KT 323 houses the biochemistry preparation room and a large part of the equipment for protein expression and isolation.

To produce proteins, e.g. enzymes that catalyse a particular reaction, they can be extracted from a natural source (microorganisms/plants/tissue). Another possibility is a process known as heterologous expression. In order to achieve this, the gene for the protein is transferred to another organism and the protein is produced there. Micro organisms such as E. coli or unicellular fungi are particularly suitable for this purpose.  

After cultivation, the cells of the protein-producing bacteria or yeasts are destroyed and the proteins are purified using chromatographic methods.

Protein purification by low-pressure LC

Nowadays, chromatographic methods are mainly used for protein purification. In the Biochemistry laboratory, two low-pressure liquid chromatography systems are used. Here, important separations such as affinity chromatography and ion exchange chromatography can be carried out using a minimal amount of equipment. For the analysis of sensitive samples, all systems are operated at 4°C.

Protein extracts, e.g. from cultures that express heterologous proteins, are applied to the columns required in each case. The desired proteins bind; impurities pass through the column.  Finally, the desired proteins are dissolved (eluted) from the column in enriched form. The eluted proteins are automatically collected in fractions. Within these protein fractions, the content of the desired protein is then determined, e.g. by activity tests, SDS-Page, or western blot.

SDS-polyacrylamide gel electrophoresis

To investigate the composition of protein extracts or fractions from protein chromatography, samples thereof are applied to a polyacrylamide gel and separated by electrophoresis in the presence of the strong detergent SDS. Due to the binding of the SDS, all proteins are then strongly negatively charged and migrate to the positive pole in the electric field. The polyacrylamide gel causes small proteins to migrate faster than large proteins. By comparing them with proteins of known size, the molecular weight of the proteins contained can therefore be determined approximately.

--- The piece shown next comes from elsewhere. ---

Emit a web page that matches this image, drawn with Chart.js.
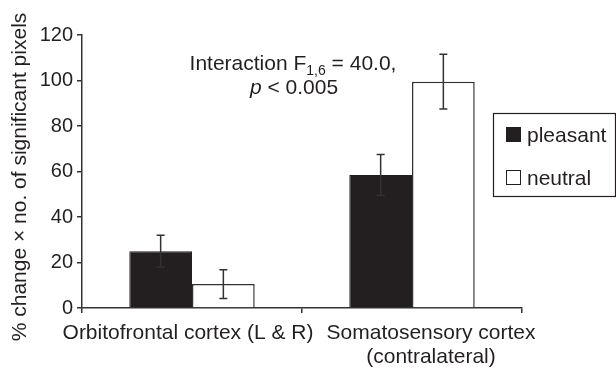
<!DOCTYPE html>
<html>
<head>
<meta charset="utf-8">
<script src="https://cdn.jsdelivr.net/npm/chart.js@4/dist/chart.umd.min.js"></script>
<style>
  html, body { margin: 0; padding: 0; background: #fff; }
  #wrap { width: 616px; height: 370px; }
</style>
</head>
<body>
<div id="wrap"><canvas id="grafico" width="616" height="370"></canvas></div>
<script>
const regiones = ['Orbitofrontal cortex (L & R)', ['Somatosensory cortex', '(contralateral)']];
const agradable = [25, 58.5];
const neutral = [10.5, 99.5];
const errAgradable = [7, 9];
const errNeutral = [6.3, 12];
const ticksY = [0, 20, 40, 60, 80, 100, 120];
const tituloY = '% change × no. of significant pixels';

const tinta = '#231f20';
const fuente = '"Liberation Sans", Arial, sans-serif';

// barras de error dibujadas sobre las barras
const errorBars = {
  id: 'errorBars',
  afterDatasetsDraw(chart) {
    const ctx = chart.ctx;
    const y = chart.scales.y;
    const errores = [errAgradable, errNeutral];
    ctx.save();
    ctx.strokeStyle = '#333';
    ctx.lineWidth = 1.5;
    chart.data.datasets.forEach((ds, di) => {
      chart.getDatasetMeta(di).data.forEach((bar, i) => {
        const v = ds.data[i], e = errores[di][i];
        const x = bar.x;
        const yTop = y.getPixelForValue(v + e);
        const yBot = y.getPixelForValue(v - e);
        ctx.beginPath();
        ctx.moveTo(x, yTop); ctx.lineTo(x, yBot);
        ctx.moveTo(x - 4, yTop); ctx.lineTo(x + 4, yTop);
        ctx.moveTo(x - 4, yBot); ctx.lineTo(x + 4, yBot);
        ctx.stroke();
      });
    });
    ctx.restore();
  }
};

// anotación, etiquetas, título del eje y leyenda con recuadro
const extras = {
  id: 'extras',
  afterDraw(chart) {
    const ctx = chart.ctx;
    ctx.save();
    ctx.fillStyle = tinta;
    ctx.textBaseline = 'alphabetic';
    const big = '21px ' + fuente, small = '14px ' + fuente;

    // título eje Y
    ctx.save();
    ctx.translate(26, 177);
    ctx.rotate(-Math.PI / 2);
    ctx.font = big;
    ctx.textAlign = 'center';
    ctx.fillText(tituloY, 0, 0);
    ctx.restore();

    // etiquetas de categoría (la segunda va desplazada a la derecha)
    const xs = chart.scales.x;
    const desplaz = [-4, 19];
    ctx.font = big;
    ctx.textAlign = 'center';
    regiones.forEach((lab, i) => {
      const lineas = Array.isArray(lab) ? lab : [lab];
      const cx = xs.getPixelForValue(i) + desplaz[i];
      lineas.forEach((t, j) => ctx.fillText(t, cx, 339 + j * 24));
    });
    ctx.textAlign = 'left';

    // linea 1: Interaction F_{1,6} = 40.0,
    ctx.font = big;
    const a = 'Interaction F', c = ' = 40.0,';
    const wa = ctx.measureText(a).width, wc = ctx.measureText(c).width;
    ctx.font = small;
    const b = '1,6';
    const wb = ctx.measureText(b).width;
    let x = 293 - (wa + wb + wc) / 2;
    ctx.font = big; ctx.fillText(a, x, 70); x += wa;
    ctx.font = small; ctx.fillText(b, x, 75); x += wb;
    ctx.font = big; ctx.fillText(c, x, 70);
    // linea 2: p < 0.005
    ctx.font = 'italic 21px ' + fuente;
    const p = 'p';
    const wp = ctx.measureText(p).width;
    ctx.font = big;
    const r = ' < 0.005';
    const wr = ctx.measureText(r).width;
    x = 294 - (wp + wr) / 2;
    ctx.font = 'italic 21px ' + fuente; ctx.fillText(p, x, 94);
    ctx.font = big; ctx.fillText(r, x + wp, 94);

    // leyenda
    ctx.strokeStyle = tinta;
    ctx.lineWidth = 1.2;
    ctx.strokeRect(493.5, 113.5, 122, 83);
    chart.data.datasets.forEach((ds, i) => {
      const yy = 127 + i * 43;
      ctx.fillStyle = ds.backgroundColor;
      ctx.fillRect(506, yy, 15, 15);
      ctx.strokeStyle = tinta;
      ctx.lineWidth = 1;
      ctx.strokeRect(506.5, yy + 0.5, 14, 14);
      ctx.fillStyle = tinta;
      ctx.font = big;
      ctx.fillText(ds.label, 527, yy + 15);
    });
    ctx.restore();
  }
};

new Chart(document.getElementById('grafico'), {
  type: 'bar',
  data: {
    labels: regiones,
    datasets: [
      {
        label: 'pleasant',
        data: agradable,
        backgroundColor: tinta,
        borderColor: tinta,
        borderWidth: 1,
        categoryPercentage: 0.57,
        barPercentage: 1.0
      },
      {
        label: 'neutral',
        data: neutral,
        backgroundColor: '#ffffff',
        borderColor: '#333',
        borderWidth: 1.5,
        categoryPercentage: 0.57,
        barPercentage: 1.0
      }
    ]
  },
  options: {
    responsive: false,
    animation: false,
    layout: { padding: { top: 35, right: 94, left: 0, bottom: 0 } },
    plugins: {
      legend: { display: false },
      tooltip: { enabled: false }
    },
    scales: {
      x: {
        border: { color: '#333', width: 1.5 },
        grid: { offset: true, drawOnChartArea: false, tickLength: 5, color: '#333', lineWidth: 1.5 },
        ticks: { display: false },
        afterFit(s) { s.height = 62; }
      },
      y: {
        min: 0,
        max: 120,
        afterBuildTicks(s) { s.ticks = ticksY.map(v => ({ value: v })); },
        border: { color: '#333', width: 1.5 },
        grid: { drawOnChartArea: false, tickLength: 5, color: '#333', lineWidth: 1.5 },
        ticks: { color: tinta, font: { family: fuente, size: 20 }, padding: 4 },
        afterFit(s) { s.width = 82; }
      }
    }
  },
  plugins: [errorBars, extras]
});
</script>
</body>
</html>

In the Biochemistry laboratory, high-pressure liquid chromatography (HPLC) is especially used to examine samples with small molecules on an analytical scale. We mainly use reversed phase (RP) chromatography on C18 column material. The more hydrophobic a substance is, the better it binds to this hydrophobic material. By continuously increasing the hydrophobic portion in the solvent (usually acetonitrile in water), the elution power of the liquid phase is then increased and the more hydrophobic compounds are gradually released from the column. Eluted substances are quantified by measuring the absorption in a diode array detector.

If necessary, HPLC can also be operated on a preparatory scale after replacing the pump heads and connecting a fraction collector.